#### GIVEN TASK
Copy out the data below verbatim.

----- DATA -----

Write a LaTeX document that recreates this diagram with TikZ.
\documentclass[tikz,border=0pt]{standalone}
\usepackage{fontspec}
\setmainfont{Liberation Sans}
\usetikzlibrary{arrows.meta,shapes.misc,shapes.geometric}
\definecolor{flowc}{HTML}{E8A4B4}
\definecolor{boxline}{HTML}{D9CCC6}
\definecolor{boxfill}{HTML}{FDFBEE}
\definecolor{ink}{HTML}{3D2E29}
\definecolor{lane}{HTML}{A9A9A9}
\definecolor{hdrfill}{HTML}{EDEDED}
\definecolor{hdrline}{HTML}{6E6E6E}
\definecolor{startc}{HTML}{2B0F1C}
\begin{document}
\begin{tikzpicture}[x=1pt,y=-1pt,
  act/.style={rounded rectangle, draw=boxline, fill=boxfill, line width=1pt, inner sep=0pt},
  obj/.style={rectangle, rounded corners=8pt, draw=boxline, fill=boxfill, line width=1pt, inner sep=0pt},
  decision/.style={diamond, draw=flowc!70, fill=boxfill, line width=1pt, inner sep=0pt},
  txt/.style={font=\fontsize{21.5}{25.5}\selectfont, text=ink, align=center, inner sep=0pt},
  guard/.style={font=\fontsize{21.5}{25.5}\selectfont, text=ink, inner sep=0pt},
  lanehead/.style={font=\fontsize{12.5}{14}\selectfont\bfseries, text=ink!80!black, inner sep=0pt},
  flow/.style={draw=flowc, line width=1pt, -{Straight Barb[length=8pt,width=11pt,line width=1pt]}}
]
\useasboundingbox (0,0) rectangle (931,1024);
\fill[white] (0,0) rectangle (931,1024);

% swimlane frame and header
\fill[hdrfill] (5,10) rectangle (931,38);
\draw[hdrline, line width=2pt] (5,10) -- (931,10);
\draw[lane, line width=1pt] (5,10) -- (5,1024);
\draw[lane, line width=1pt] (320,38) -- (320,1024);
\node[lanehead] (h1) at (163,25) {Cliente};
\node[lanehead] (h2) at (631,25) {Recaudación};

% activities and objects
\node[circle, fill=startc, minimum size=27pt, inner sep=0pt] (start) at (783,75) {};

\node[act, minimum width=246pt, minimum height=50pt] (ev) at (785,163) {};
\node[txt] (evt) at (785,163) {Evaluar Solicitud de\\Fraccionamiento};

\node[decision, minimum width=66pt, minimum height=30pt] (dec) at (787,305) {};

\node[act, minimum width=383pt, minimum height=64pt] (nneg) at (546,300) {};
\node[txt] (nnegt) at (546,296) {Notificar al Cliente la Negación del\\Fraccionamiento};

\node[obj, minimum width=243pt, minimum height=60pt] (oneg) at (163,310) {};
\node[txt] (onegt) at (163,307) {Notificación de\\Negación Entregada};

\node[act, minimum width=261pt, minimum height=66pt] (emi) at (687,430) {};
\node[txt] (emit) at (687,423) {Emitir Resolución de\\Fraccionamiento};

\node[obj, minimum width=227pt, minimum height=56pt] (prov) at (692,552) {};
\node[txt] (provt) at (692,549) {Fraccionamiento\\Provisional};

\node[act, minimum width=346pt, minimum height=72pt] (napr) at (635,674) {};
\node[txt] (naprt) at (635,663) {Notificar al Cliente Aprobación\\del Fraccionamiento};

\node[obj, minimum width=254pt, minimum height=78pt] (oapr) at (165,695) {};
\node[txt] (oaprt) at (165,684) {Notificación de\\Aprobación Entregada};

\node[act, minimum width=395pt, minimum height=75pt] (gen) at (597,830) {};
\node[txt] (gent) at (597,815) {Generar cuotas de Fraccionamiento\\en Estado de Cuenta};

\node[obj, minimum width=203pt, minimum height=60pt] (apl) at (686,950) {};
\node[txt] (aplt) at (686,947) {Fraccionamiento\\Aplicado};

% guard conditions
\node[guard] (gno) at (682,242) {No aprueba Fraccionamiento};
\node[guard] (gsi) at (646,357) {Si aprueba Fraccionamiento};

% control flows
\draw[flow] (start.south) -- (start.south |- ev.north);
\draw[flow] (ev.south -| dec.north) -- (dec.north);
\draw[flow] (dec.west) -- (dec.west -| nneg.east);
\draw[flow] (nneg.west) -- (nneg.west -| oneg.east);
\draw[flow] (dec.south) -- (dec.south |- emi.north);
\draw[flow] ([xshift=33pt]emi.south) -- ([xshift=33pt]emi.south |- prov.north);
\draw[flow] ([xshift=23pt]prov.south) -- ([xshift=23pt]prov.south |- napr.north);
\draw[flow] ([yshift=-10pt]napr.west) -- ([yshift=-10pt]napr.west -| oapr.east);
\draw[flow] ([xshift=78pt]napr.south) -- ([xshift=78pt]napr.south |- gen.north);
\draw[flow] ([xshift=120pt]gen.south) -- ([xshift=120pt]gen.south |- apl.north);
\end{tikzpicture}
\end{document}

-----

#### TASK OUTPUT
Write a LaTeX document that recreates this diagram with TikZ.
\documentclass[tikz,border=0pt]{standalone}
\usepackage{fontspec}
\setmainfont{Liberation Sans}
\usetikzlibrary{arrows.meta,shapes.misc,shapes.geometric}
\definecolor{flowc}{HTML}{E8A4B4}
\definecolor{boxline}{HTML}{D9CCC6}
\definecolor{boxfill}{HTML}{FDFBEE}
\definecolor{ink}{HTML}{3D2E29}
\definecolor{lane}{HTML}{A9A9A9}
\definecolor{hdrfill}{HTML}{EDEDED}
\definecolor{hdrline}{HTML}{6E6E6E}
\definecolor{startc}{HTML}{2B0F1C}
\begin{document}
\begin{tikzpicture}[x=1pt,y=-1pt,
  act/.style={rounded rectangle, draw=boxline, fill=boxfill, line width=1pt, inner sep=0pt},
  obj/.style={rectangle, rounded corners=8pt, draw=boxline, fill=boxfill, line width=1pt, inner sep=0pt},
  decision/.style={diamond, draw=flowc!70, fill=boxfill, line width=1pt, inner sep=0pt},
  txt/.style={font=\fontsize{21.5}{25.5}\selectfont, text=ink, align=center, inner sep=0pt},
  guard/.style={font=\fontsize{21.5}{25.5}\selectfont, text=ink, inner sep=0pt},
  lanehead/.style={font=\fontsize{12.5}{14}\selectfont\bfseries, text=ink!80!black, inner sep=0pt},
  flow/.style={draw=flowc, line width=1pt, -{Straight Barb[length=8pt,width=11pt,line width=1pt]}}
]
\useasboundingbox (0,0) rectangle (931,1024);
\fill[white] (0,0) rectangle (931,1024);

% swimlane frame and header
\fill[hdrfill] (5,10) rectangle (931,38);
\draw[hdrline, line width=2pt] (5,10) -- (931,10);
\draw[lane, line width=1pt] (5,10) -- (5,1024);
\draw[lane, line width=1pt] (320,38) -- (320,1024);
\node[lanehead] (h1) at (163,25) {Cliente};
\node[lanehead] (h2) at (631,25) {Recaudación};

% activities and objects
\node[circle, fill=startc, minimum size=27pt, inner sep=0pt] (start) at (783,75) {};

\node[act, minimum width=246pt, minimum height=50pt] (ev) at (785,163) {};
\node[txt] (evt) at (785,163) {Evaluar Solicitud de\\Fraccionamiento};

\node[decision, minimum width=66pt, minimum height=30pt] (dec) at (787,305) {};

\node[act, minimum width=383pt, minimum height=64pt] (nneg) at (546,300) {};
\node[txt] (nnegt) at (546,296) {Notificar al Cliente la Negación del\\Fraccionamiento};

\node[obj, minimum width=243pt, minimum height=60pt] (oneg) at (163,310) {};
\node[txt] (onegt) at (163,307) {Notificación de\\Negación Entregada};

\node[act, minimum width=261pt, minimum height=66pt] (emi) at (687,430) {};
\node[txt] (emit) at (687,423) {Emitir Resolución de\\Fraccionamiento};

\node[obj, minimum width=227pt, minimum height=56pt] (prov) at (692,552) {};
\node[txt] (provt) at (692,549) {Fraccionamiento\\Provisional};

\node[act, minimum width=346pt, minimum height=72pt] (napr) at (635,674) {};
\node[txt] (naprt) at (635,663) {Notificar al Cliente Aprobación\\del Fraccionamiento};

\node[obj, minimum width=254pt, minimum height=78pt] (oapr) at (165,695) {};
\node[txt] (oaprt) at (165,684) {Notificación de\\Aprobación Entregada};

\node[act, minimum width=395pt, minimum height=75pt] (gen) at (597,830) {};
\node[txt] (gent) at (597,815) {Generar cuotas de Fraccionamiento\\en Estado de Cuenta};

\node[obj, minimum width=203pt, minimum height=60pt] (apl) at (686,950) {};
\node[txt] (aplt) at (686,947) {Fraccionamiento\\Aplicado};

% guard conditions
\node[guard] (gno) at (682,242) {No aprueba Fraccionamiento};
\node[guard] (gsi) at (646,357) {Si aprueba Fraccionamiento};

% control flows
\draw[flow] (start.south) -- (start.south |- ev.north);
\draw[flow] (ev.south -| dec.north) -- (dec.north);
\draw[flow] (dec.west) -- (dec.west -| nneg.east);
\draw[flow] (nneg.west) -- (nneg.west -| oneg.east);
\draw[flow] (dec.south) -- (dec.south |- emi.north);
\draw[flow] ([xshift=33pt]emi.south) -- ([xshift=33pt]emi.south |- prov.north);
\draw[flow] ([xshift=23pt]prov.south) -- ([xshift=23pt]prov.south |- napr.north);
\draw[flow] ([yshift=-10pt]napr.west) -- ([yshift=-10pt]napr.west -| oapr.east);
\draw[flow] ([xshift=78pt]napr.south) -- ([xshift=78pt]napr.south |- gen.north);
\draw[flow] ([xshift=120pt]gen.south) -- ([xshift=120pt]gen.south |- apl.north);
\end{tikzpicture}
\end{document}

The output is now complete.